I am currently working on a PHP-based Tool to monitor a rather large number of URLs and their redirect status. I have spent quite some time on finding the best way to fetch the content of the HTTP response headers to extract the current redirect code and location. This is how it's done at the moment:

$resource = fopen( $url, 'r' );
$metadata = stream_get_meta_data( $resource );
$metadata = $metadata['wrapper_data'];

// Looping through the array to find the necessary fields

This works on 95% of the URLs I'm monitoring. For a few more I have solved it by parsing the actual HTML the website returns before the redirect is executed since it contained something like "This website has been moved here". This does not seem to be a very robust solution, but it helped in a few cases.

This still leaves me with a number of URLs I can not check automatically.

Tools like Ask Apache HTTP Headers Tool seem to be more reliable and I was wondering what could be a better way to obtain the redirect information?

2
  • stackoverflow.com/questions/270918/… Commented Aug 31, 2009 at 9:44
  • Sorry, that one did not show up in the list of similar questions.
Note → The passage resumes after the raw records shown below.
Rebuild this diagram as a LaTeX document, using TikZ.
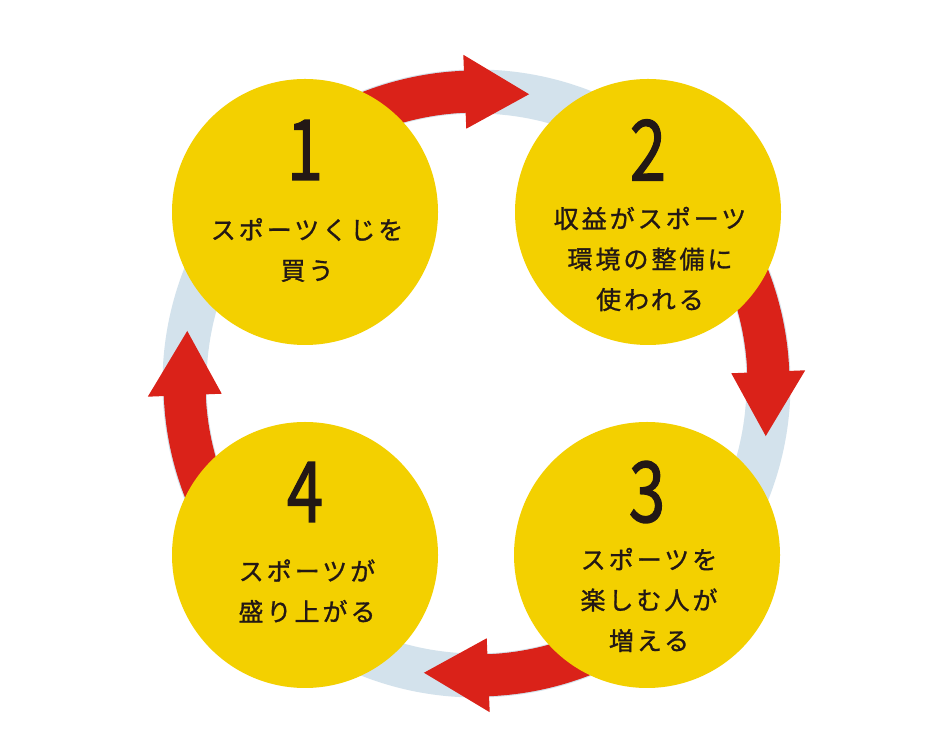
\documentclass[tikz,border=0pt]{standalone}
\usepackage{fontspec}
\usepackage{graphicx}
\setmainfont{Noto Sans CJK JP}
\newfontfamily\jpfont[LetterSpace=12,FakeBold=1.1]{Noto Sans CJK JP}
\newfontfamily\numfont[FakeBold=1.6]{Noto Sans CJK JP}
\definecolor{ringblue}{HTML}{D3E2EC}
\definecolor{arrowred}{HTML}{DA2219}
\definecolor{discyellow}{HTML}{F3D000}
\definecolor{inkdark}{HTML}{231815}
\tikzset{
  disc/.style={circle, fill=discyellow, minimum size=266pt, inner sep=0pt},
  stepnum/.style={text=inkdark, font=\numfont\fontsize{84}{84}\selectfont, inner sep=0pt},
  steptext/.style={text=inkdark, font=\jpfont\fontsize{25}{40.5}\selectfont, align=center, inner sep=0pt},
  ringband/.style={draw=ringblue, line width=44pt},
  cyclearrow/.style={fill=arrowred}
}
\newcommand{\cyclearrowpath}{%
  (125:313) arc[start angle=125, end angle=92.3, radius=313]
  -- (92.3:329) -- (79.7:294) -- (92.3:255) -- (92.3:271)
  arc[start angle=92.3, end angle=125, radius=271] -- cycle}
\begin{document}
\begin{tikzpicture}[x=1pt,y=1pt]
\useasboundingbox (0,0) rectangle (947,746);
\fill[white] (0,0) rectangle (947,746);
\coordinate (ctr) at (476.5,362.5);
% light blue ring
\draw[ringband] (ctr) circle[radius=292];
% red arrows along the ring
\foreach \k in {0,1,2,3}{
  \begin{scope}[shift={(ctr)}, rotate=-90*\k]
    \fill[cyclearrow] \cyclearrowpath;
  \end{scope}
}
% discs
\node[disc] (c1) at (305,534) {};
\node[disc] (c2) at (648,534) {};
\node[disc] (c3) at (647,191) {};
\node[disc] (c4) at (305,191) {};
% numbers
\node[stepnum] (n1) at (305,596) {\scalebox{0.78}[1]{1}};
\node[stepnum] (n2) at (648,596) {\scalebox{0.78}[1]{2}};
\node[stepnum] (n3) at (647,254) {\scalebox{0.78}[1]{3}};
\node[stepnum] (n4) at (305,254) {\scalebox{0.78}[1]{4}};
% texts
\node[steptext] (t1) at (307,496) {スポーツくじを\\買う};
\node[steptext] (t2) at (650,487) {収益がスポーツ\\環境の整備に\\使われる};
\node[steptext] (t3) at (649,146) {スポーツを\\楽しむ人が\\増える};
\node[steptext] (t4) at (307,155) {スポーツが\\盛り上がる};
\end{tikzpicture}
\end{document}
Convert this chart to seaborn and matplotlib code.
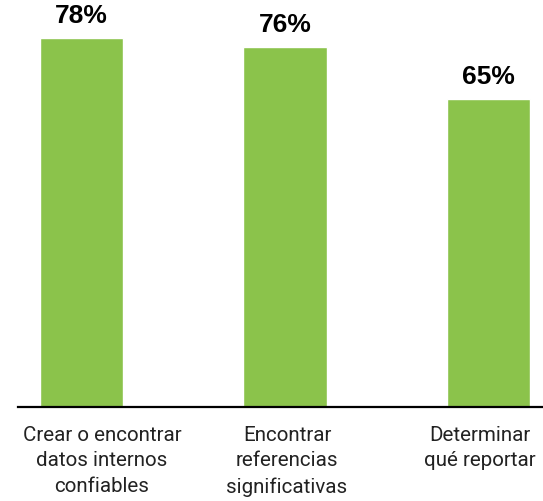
import matplotlib
matplotlib.use("Agg")
import matplotlib.pyplot as plt
import matplotlib.transforms as mtransforms
import seaborn as sns

# Datos
categorias = ["Crear o encontrar\ndatos internos\nconfiables",
              "Encontrar\nreferencias\nsignificativas",
              "Determinar\nqué reportar"]
valores = [78, 76, 65]
etiquetas = ["78%", "76%", "65%"]

sns.set_style("white")
plt.rcParams['font.family'] = ['Roboto', 'DejaVu Sans']

fig = plt.figure(figsize=(5.43, 5.02), dpi=100)
ax = fig.add_axes([18 / 543, 94.5 / 502, 1 - 18 / 543, 407.5 / 502])

sns.barplot(x=categorias, y=valores, color="#8BC34B", saturation=1, width=0.41, ax=ax)

ax.bar_label(ax.containers[0], labels=etiquetas, padding=8, fontsize=19,
             fontweight="bold", color="black", family=['Liberation Sans', 'DejaVu Sans'])

ax.set_xlim(-0.312, 2.268)
ax.set_ylim(0, 86.2)
ax.set_yticks([])
ax.set_ylabel("")
for lado in ["top", "right", "left"]:
    ax.spines[lado].set_visible(False)
ax.spines["bottom"].set_color("black")
ax.spines["bottom"].set_linewidth(1.6)
ax.tick_params(axis="x", length=0, pad=13, labelsize=14.8, colors="#222222")

# las etiquetas no quedan centradas bajo las barras en el original
desplaz = [20.5, 2, -9]
for t, dx in zip(ax.get_xticklabels(), desplaz):
    t.set_linespacing(1.45)
    t.set_transform(t.get_transform() + mtransforms.ScaledTranslation(dx / 100, 0, fig.dpi_scale_trans))

fig.savefig("out.png", dpi=100)
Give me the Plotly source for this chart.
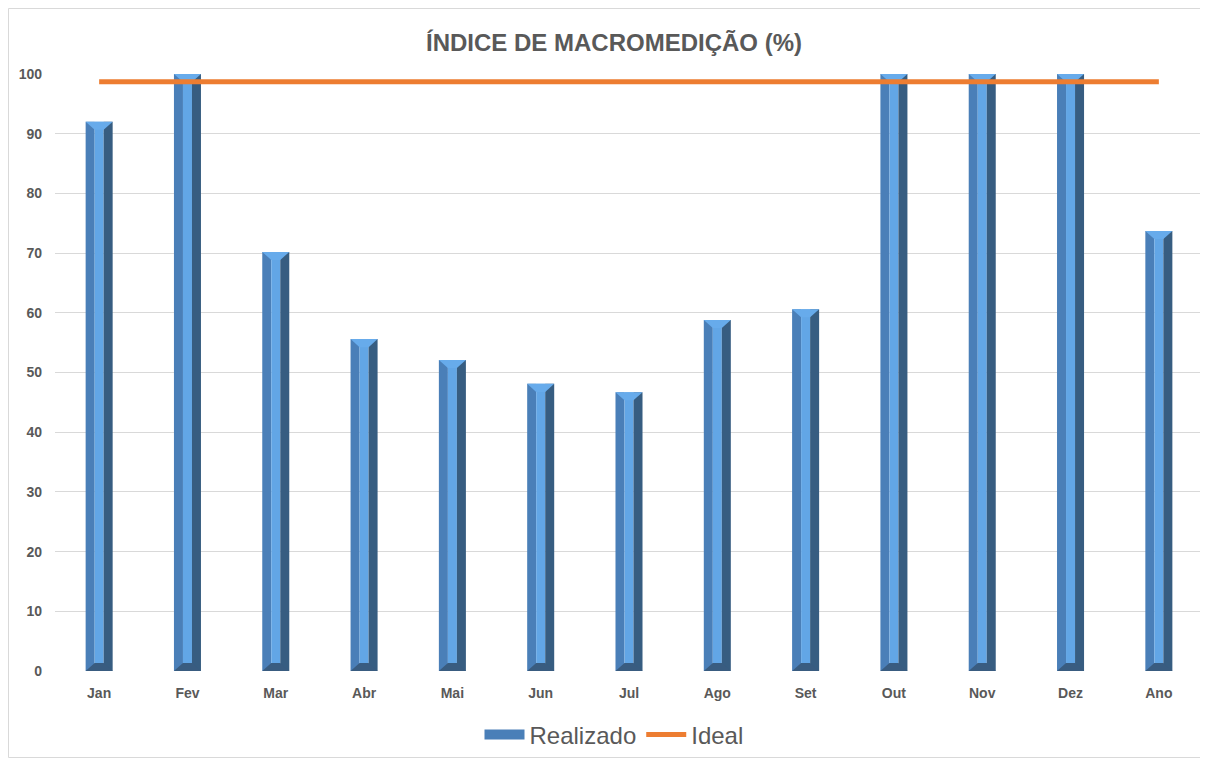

However, there's a new solution to the question on here now. Commented Aug 31, 2009 at 10:22

1 Answer 1

6

You could also try out curl, shortest possible example that retrieves all the headers looks like this:

<?php
$ch = curl_init();
curl_setopt($ch, CURLOPT_URL, 'http://stackoverflow.com');
curl_setopt($ch, CURLOPT_HEADERFUNCTION, 'read_header');
curl_setopt($ch, CURLOPT_NOBODY, 1);
curl_exec($ch);

function read_header($ch, $string) {
    print "Received header: $string";
    return strlen($string);
}

Output:

[~]> php headers.php 
Received header: HTTP/1.1 200 OK
Received header: Cache-Control: private
Received header: Content-Type: text/html; charset=utf-8
Received header: Expires: Mon, 31 Aug 2009 09:38:45 GMT
Received header: Server: Microsoft-IIS/7.0
Received header: Date: Mon, 31 Aug 2009 09:38:45 GMT
Received header: Content-Length: 118666
Received header: 

Of course, it is just headers you want, then fsockopen works just as well. Except that instead of GET, you should use HEAD, because you just want the headers, not the content.

Also, curl works (provided you have compiled it with ssl support) for https url-s as well.